How low can you go

Malcolm Latarche
Malcolm Latarche

19 October 2016


There are very few in shipping who believe that the heady heights of newbuilding activity that peaked around five years ago will ever be repeated. That view is borne out by a report issued by Clarkson Research Services earlier this week. According to the Yonhap News Agency, Clarkson says that this year’s new ship orders around the globe are estimated at 586 vessels and the comparable figure for next year will be a little higher at around 790. The market researcher forecast that orders for an estimated 1,300 ships are expected to be placed in 2018, and the number may rise to 1,667 in 2019 and 1,869 in 2020. The final figure is what would be expected as needed replacement for end of life vessels and compares with annual figures from before the ordering spree of the last decade or so. There was a good reason behind some of the binge but nowhere near enough to justify most of it. The accelerated phase out of single hull tankers and the demand for offshore vessels to meet new requirements such as in Brazil were such but much more was pure speculation with only short term elevated freight rates as the spur. Clarkson believes that demand for container ships will rise and perhaps it will be proved correct but there are plenty of others who would argue that more boxships is a recipe for disaster.
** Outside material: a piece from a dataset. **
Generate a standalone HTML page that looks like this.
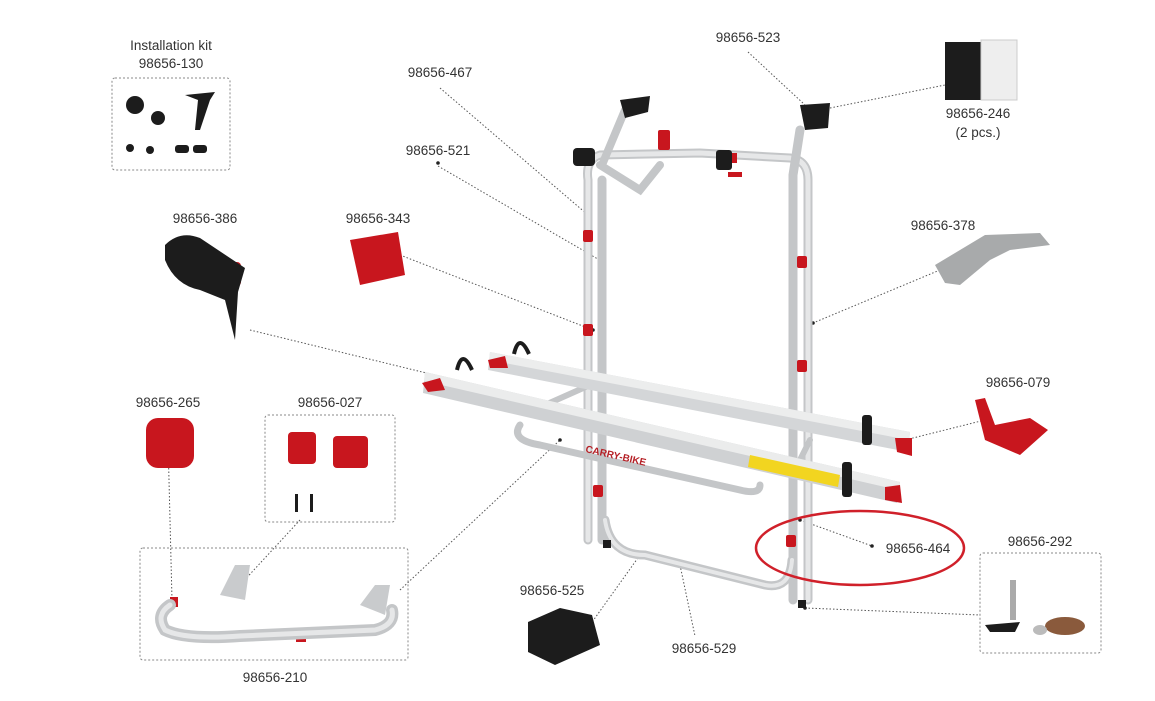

Even so shipowners may be persuaded to contract for new containerships before 1 January 2020 in order to avoid the next phase of EEDI regulations. That does give them a little time to see how the trade situation for the sector is moving and what degree of scrapping is occurring. Desperation by yards may lead to cheaper ships in which case owners could well consider scrapping vessels at an earlier stage in their life than was considered normal. But the price for newbuildings will have to be quite low for the replacement to compensate for the probable lifetime loss on the demolition of a 13-16 year-old ship that was purchased when prices were high and has traded through some of the most depressed markets experienced.